The data changes constantly, but from the query I reported with todays data:

+----------------------------+---------+
| Variable_name              | Value   |
+----------------------------+---------+
| Handler_commit             | 0       |
| Handler_delete             | 0       |
| Handler_discover           | 0       |
| Handler_external_lock      | 2       |
| Handler_mrr_init           | 0       |
| Handler_prepare            | 0       |
| Handler_read_first         | 1       |
| Handler_read_key           | 0       |
| Handler_read_last          | 0       |
| Handler_read_next          | 4948828 |
| Handler_read_prev          | 0       |
| Handler_read_rnd           | 0       |
| Handler_read_rnd_next      | 0       |
| Handler_rollback           | 0       |
| Handler_savepoint          | 0       |
| Handler_savepoint_rollback | 0       |
| Handler_update             | 0       |
| Handler_write              | 0       |
+----------------------------+---------+

Using a quite similar query on another database-server that also have the same problem has now been and still is running for 2 hours, although the hardware is significantly slower than the first one.

These data confirm our ideas of what happened with the optimizer plan choice. 

MySQL is supposing that data is uniformly distributed, which simply might not be the case. Changing the decision to use another index, might prove to solve your problem, but will create a problem for those for whom current choice works better. So, instead of this bug, we would get a new bug.
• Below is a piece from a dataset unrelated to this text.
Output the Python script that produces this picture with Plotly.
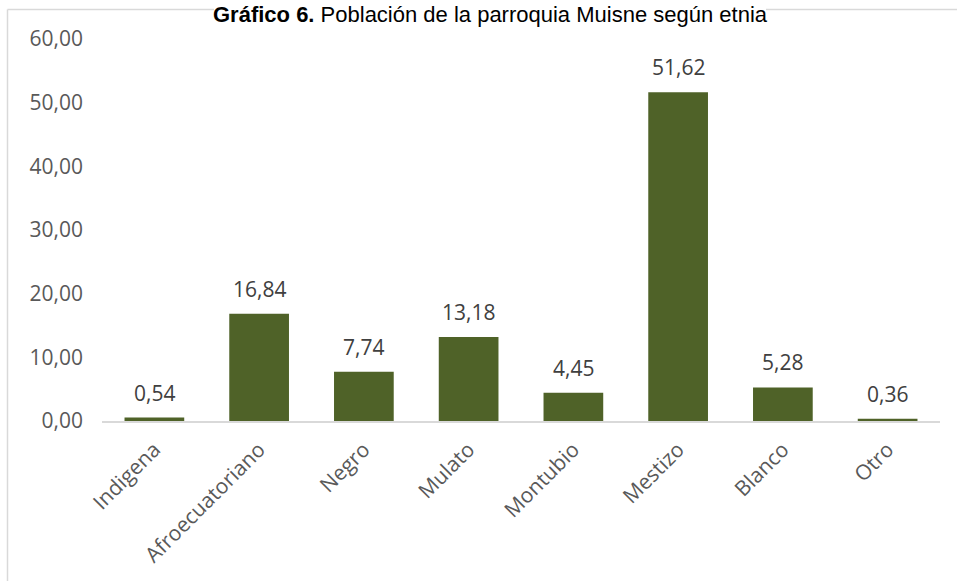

The only proper solution is to have a complete redesign of how are index values treated. A new design would require many, many men-months and is not yet planned.

I understand.

The only strange part is that this system has been running for 10years++ with mySQL and no change to this query or DB structure. mySQL-upgrades has been randomly done.

It looks like the problem may have started from 5.6.21, but hard to tell.

A solution would indeed be to tell the system to use a certain named index, but the indexnames are not consistent. Renaming indexes without rebuild seems to be supported only from 5.7, so have to wait until upgrade :)

First of all, it is very nice that you understand, which also speaks volumes about you as MySQL DBA.

Regarding a possibility that query was faster before certain version, that is possible, but not very much probable. It is possible that a feature was developed or that bug was fixed in some other part of the optimizer, like in data types processing or buffering or ORDER BY optimizations, which had repercussions in other optimizer modules. This is unlikely, but still possible to cause that plans are now preferring uniform over skewed distribution of the values in the index.

Once again, it is highly improbable, but not impossible !!!